I will now pass for a moment to a point raised about the architect employed by the Board, although I have already dealt with a good deal of what I would like to say under that heading. The Board, of course, employs architects in order to get opinions of the effect of its proposals on amenities and the other considerations we have mentioned, but particularly on amenities.

I accept fully what the hon. Gentleman said about the architect's opinion in this case, but it was still for the Board to decide. The Board, in employing an architect, is not bound to accept his advice. It was only when the full facts and estimates of the costs involved were before the Board that it was in a position to make a decision. It made that decision and was confirmed in it by the inspector and subsequently by the Minister.

I realise only too clearly that what I have said this afternoon will not satisfy the hon. Member, nor many of those other people in Bristol who rightly value the amenities—it is not a word I like very much—the beauties of a historic city.
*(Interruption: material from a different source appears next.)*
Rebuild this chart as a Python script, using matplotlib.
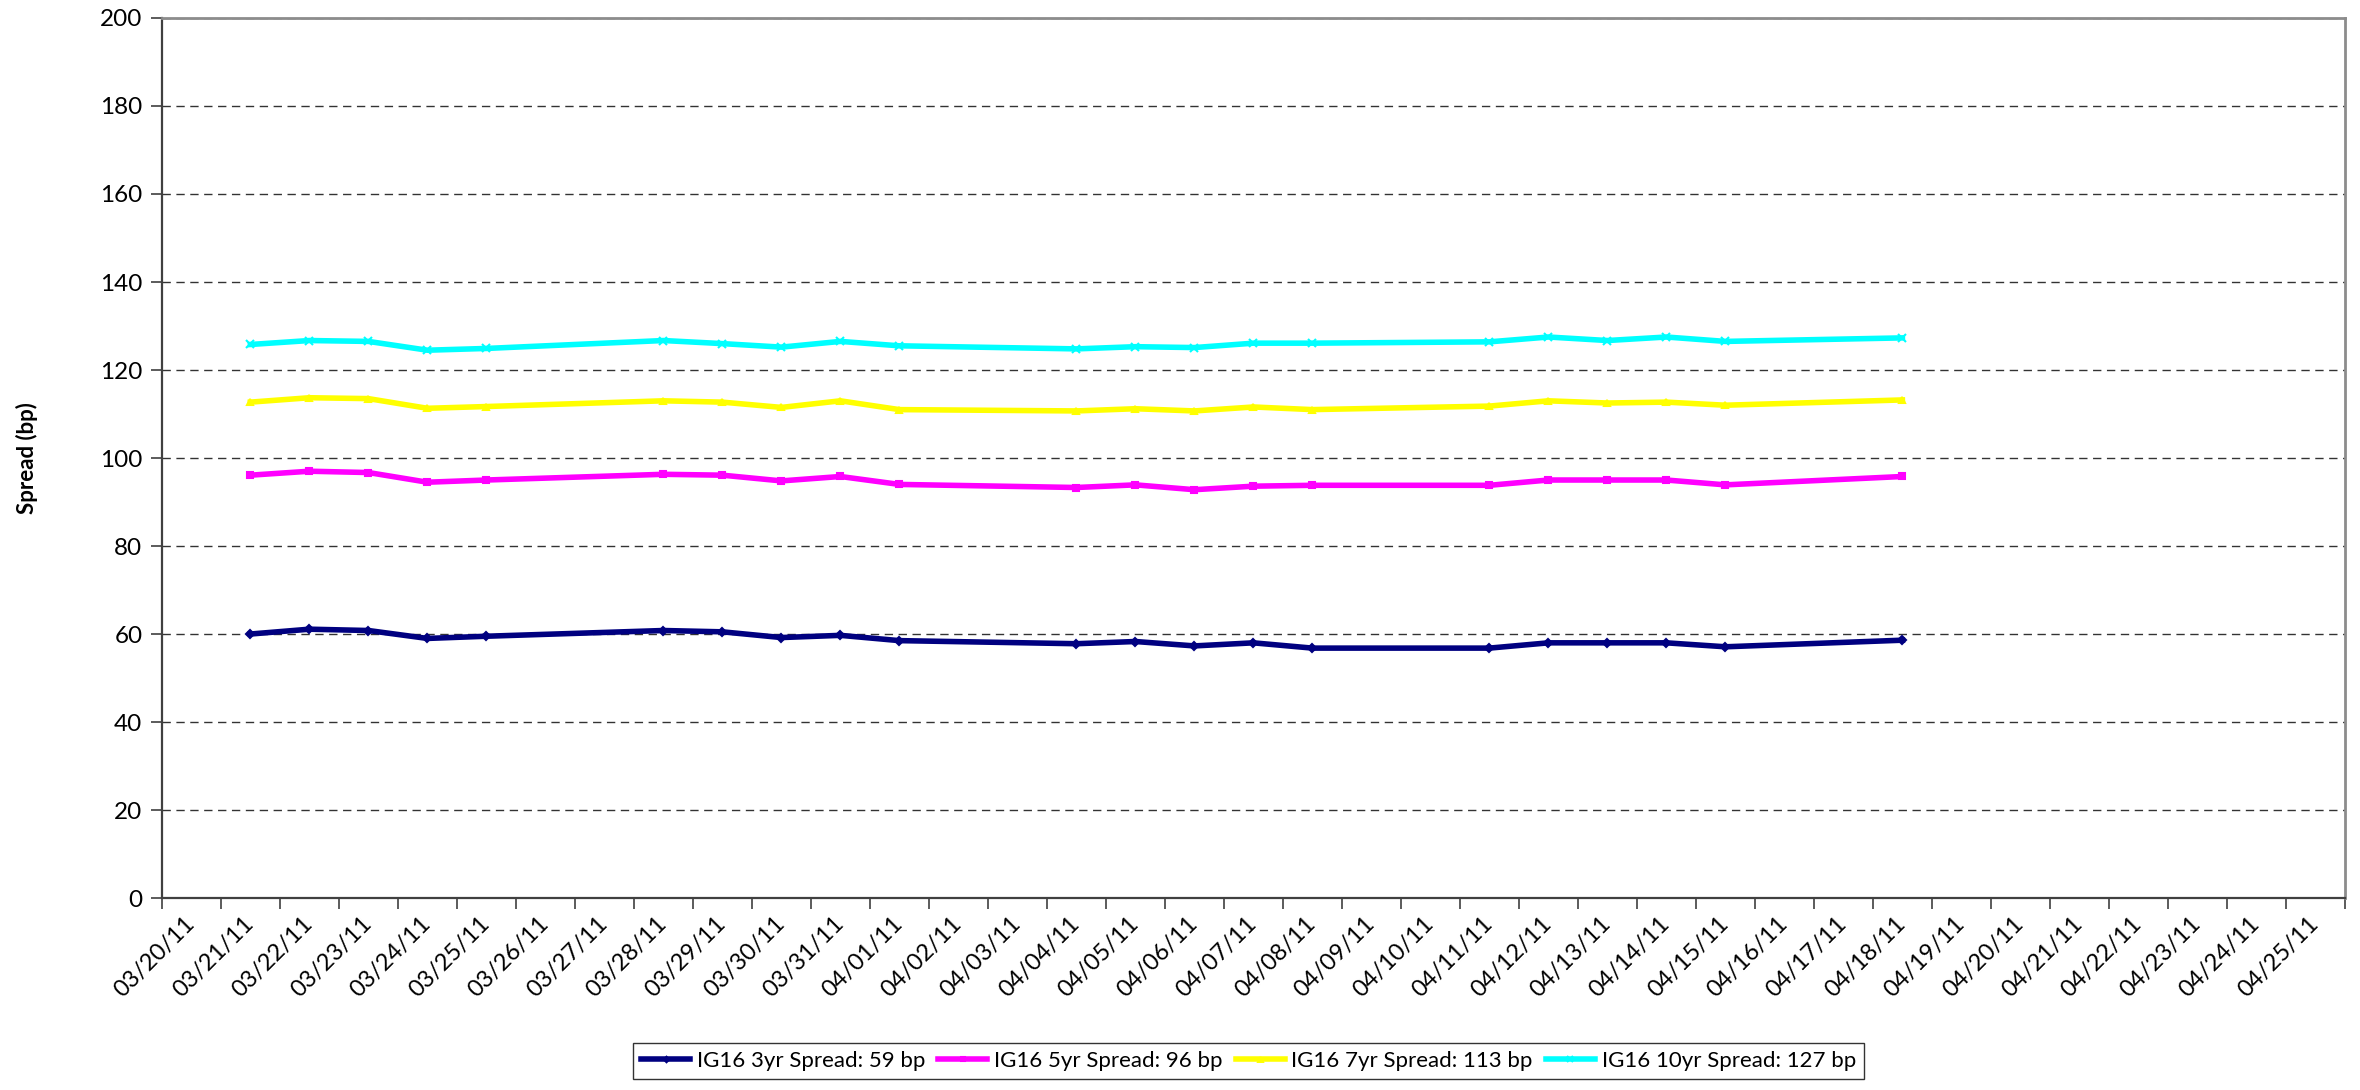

I accept this and I ask him to believe that neither the Generating Board nor my right hon. Friend nor myself has any joy in rejecting appeals which are made in the interests of preserving such things. None the less, the economic pressures upon this industry are so great that my right hon. Friend did nothing but his duty in confirming the inspector's decision.

Question put and agreed to.

Adjourned accordingly at a quarter-past Four o'clock.